I am developping a python program that uses selenium (webdriver python bindings) and PhantomJS (headless WebKit scriptable with a JavaScript API) to load and interact with websites.
When I use this program on a local ubuntu computer/network it loads the websites correctly ; I can dump all their the HTML :
print webdriver.page_source
When I run it on the server, this line only prints
<html><head></head><body></body></html>
It looks like the server answered the request with an empty HTML page.
This issue happens on 2 websites, but the program works correctly for the third website. This makes me think that it is a networking issue more than a programming issue (?). The server is provided by a vps provider.
From the server, I can ping the server of one of the website that answers empty HTML which makes me think that I am not ip blacklisted or banned.

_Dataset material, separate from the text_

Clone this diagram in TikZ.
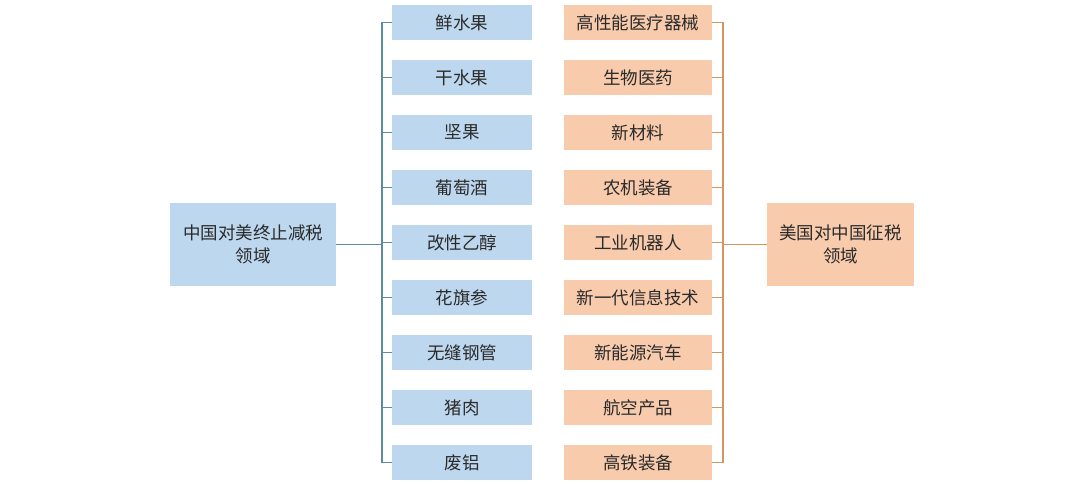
\documentclass[tikz,border=0pt]{standalone}
\usepackage{fontspec}
\setmainfont{Noto Sans CJK SC}
\definecolor{bluefill}{HTML}{BDD7EE}
\definecolor{orangefill}{HTML}{F8CBAD}
\definecolor{blueline}{HTML}{5B8CA3}
\definecolor{orangeline}{HTML}{D4955F}
\definecolor{txt}{HTML}{2A2A2A}
\begin{document}
\begin{tikzpicture}[x=1pt,y=-1pt,
  box/.style={minimum width=#1, minimum height=35pt, inner sep=0pt, text=txt, font=\fontsize{17.5}{20}\selectfont},
  bbox/.style={box=140pt, fill=bluefill},
  obox/.style={box=148pt, fill=orangefill},
  big/.style={inner sep=0pt, text=txt, font=\fontsize{17.5}{23}\selectfont, align=center, minimum height=83pt},
  bl/.style={draw=blueline, line width=1.3pt},
  ol/.style={draw=orangeline, line width=1.3pt}]
\useasboundingbox (0,0) rectangle (1080,484);
\node[big, fill=bluefill, minimum width=166pt] (L) at (253,244.5) {中国对美终止减税\\领域};
\node[big, fill=orangefill, minimum width=147pt] (R) at (840.5,244.5) {美国对中国征税\\领域};
\foreach \t [count=\i] in {鲜水果,干水果,坚果,葡萄酒,改性乙醇,花旗参,无缝钢管,猪肉,废铝} {
  \node[bbox] (b\i) at (462,{22.5+(\i-1)*55}) {\t};
  \coordinate (bj\i) at (382,{22.5+(\i-1)*55});
  \draw[bl] (bj\i) -- (b\i.west);
}
\foreach \t [count=\i] in {高性能医疗器械,生物医药,新材料,农机装备,工业机器人,新一代信息技术,新能源汽车,航空产品,高铁装备} {
  \node[obox] (o\i) at (638,{22.5+(\i-1)*55}) {\t};
  \coordinate (oj\i) at (723,{22.5+(\i-1)*55});
  \draw[ol] (o\i.east) -- (oj\i);
}
\draw[bl] (bj1) -- (bj9);
\draw[ol] (oj1) -- (oj9);
\draw[bl] (L.east) -- (L.east -| bj1);
\draw[ol] (R.west) -- (R.west -| oj1);
\end{tikzpicture}
\end{document}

Here is netstat -tulpen output (ran on server) :
tcp 0 0 0.0.0.0:41207 0.0.0.0:* LISTEN 0 267296 22458/phantomjs
tcp 0 0 0.0.0.0:38457 0.0.0.0:* LISTEN 0 267294 22463/phantomjs
tcp 0 0 0.0.0.0:33667 0.0.0.0:* LISTEN 0 267295 22461/phantomjs
I don't know how to debug this / understand what is happening.
Update : After some testing, I made a JS script that directly uses PhantomJS to dump the HTML content of a page and log errors.
It gives
FAIL to load the address Error creating SSL context (error:140A90C4:SSL routines:func(169):reason(196))
So it could be related to PhantomJS or something that blocks it.